“Connellsville no tiene nada que ver; no hay atractivos turísticos ni placas que los interpreten. Así que tampoco hay fotos. Es lo que se suele decir cuando se recibe un encargo peregrino mientras uno trabaja conduciendo coches ajenos de un estado a otro y la dieta no alcanza al gusto por la novedad. El pueblo es un lugar de paso en el que sólo se para cuando te cae la noche encima en invierno. En los alrededores está la Casa de la Cascada, de ese arquitecto famoso que además de tener ideas nuevas sabía de estructuras y usar la regla de cálculo. Desde él no se han vuelto a utilizar las horizontales como renglones sobre los que andar sin preguntarse si uno está desfilando. También están cerca las tierras de Laurel, un parque natural donde acude la turba de ciudad a circular por senderos, ríos y programas de aire regulado.
Connellsville es un pueblo sin fama al que la cercanía de esos lugares concurridos ha vacunado contra los curiosos. Se defiende de ellos con la última serrería, un puñado de talleres y un diner repleto de trabajadores blancos que abre a las seis de la mañana y sirve desayunos amish a parroquianos que dividen su aburrimiento entre demócratas y republicanos. Las especialidades amish se deben a la comunidad de esa devoción de Smicksburg-Dayton y consisten en engrudos de avena que ningún vecino se atrevería a calificar de pintorescos o étnicos. Pero ese paisaje se dejaría ver por la mañana, entre una niebla coherente.
En un bar de carretera secundaria pregunto por algún lugar donde quedarse a unos jóvenes que van a sosegar en cerveza las décadas que les quedan por vivir aquí. Como si fueran sociólogos de telediario me informan pletóricos de variedad que hay tres tipos de alojamiento: puticlubs, meublés y moteles decentes, haciendo énfasis en lo piadoso del adjetivo. Me aconsejan uno de estos, más por guardar su propia reputación que por querer comprobar la mía. Recalo en un motel de 50 dólares la noche regentado por una mujer oscura que con el recuerdo resultaría ser negra. En la tierra de la libertad me recibe una descendiente de esclavos.
El cuarto de recepción es un remedo de la Casa Blanca, con un despacho oval en el que cultiva plantas tropicales y dos alas simétricas con sendas puertas de vaivén que dan a unos porches sombríos de los que huyen las habitaciones superiores. Los finos llaman a esa timidez de los pisos retranqueo. De la pared tras el mostrador cuelgan dos cuadros que enseña orgullosa, uno del general Washington y otro de ciervos, bosque y río. El primero es una copia del famoso y del segundo dice que lo ha pintado ella misma. A estas horas, sea. Ambos impresionan poco pero juntos guardan una inesperada y justa proporción entre los impulsos de progreso y naturaleza que unen a esta gente.

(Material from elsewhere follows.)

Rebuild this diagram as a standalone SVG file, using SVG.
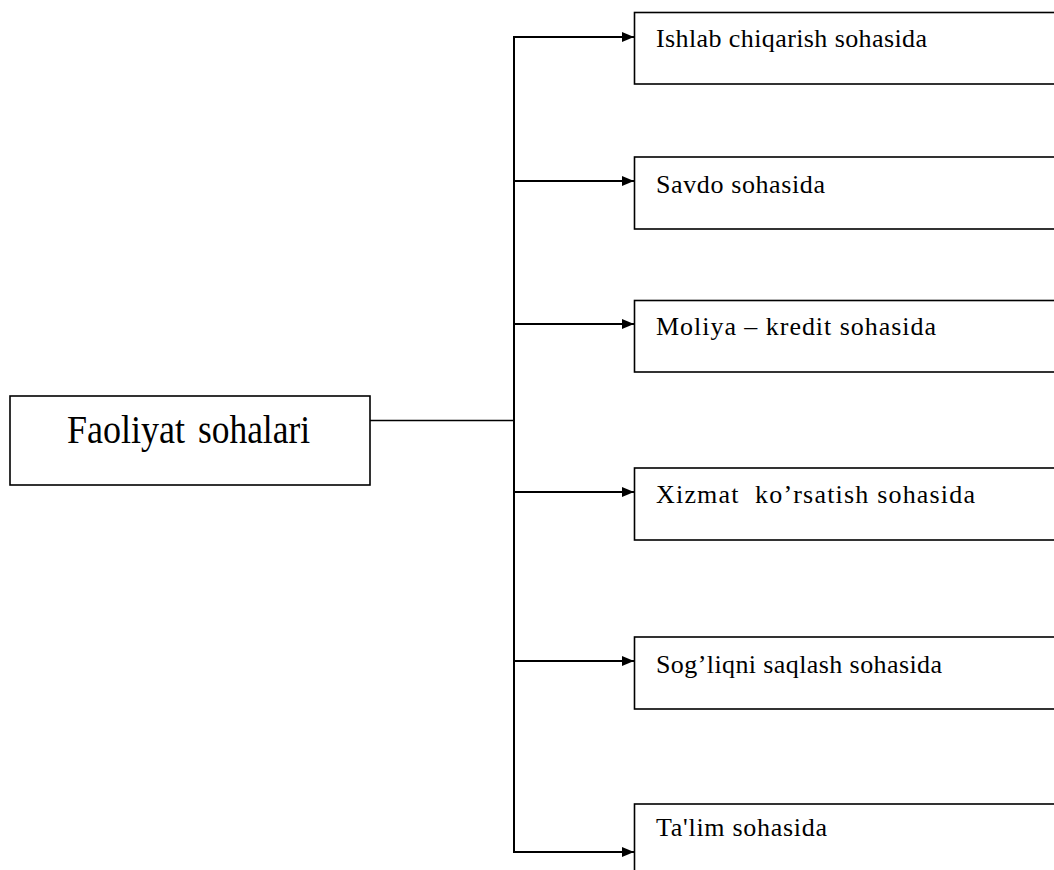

Suelta un emotivo discurso sobre el primer presidente que demuestra tanto la falta de huéspedes que la escuchen como el arrobo del pueblo americano por sus fundadores. A diferencia de nosotros, estas gentes retornan al pasado para tener ídolos útiles, tanto como los jugadores de béisbol. Retornan como si esos pioneros fueran vecinos de mérito y fortuna pero no se retrotraen, como los cacofónicos europeos. Lo suyo no es añoranza de santos sino ganas de tener a quien jalear y emular.
De ese pasado y del presente de paisanos borrachos se defiende la patrona con su querencia por la geometría de su oficina y la pasión por la selva tropical de su interior, lo único que ha crecido en los treinta años que dice llevar al frente de esta fonda de carretera .Dos infiernillos calentando las plantas y una luz que permite distinguirlas son lujos que se echarán de menos en la habitación. También dice necesitar un jardinero de interior, como ella llama a un ayuda de cámara servicial para con sus caprichos, puesto que me ofrece y declino, como la noche.”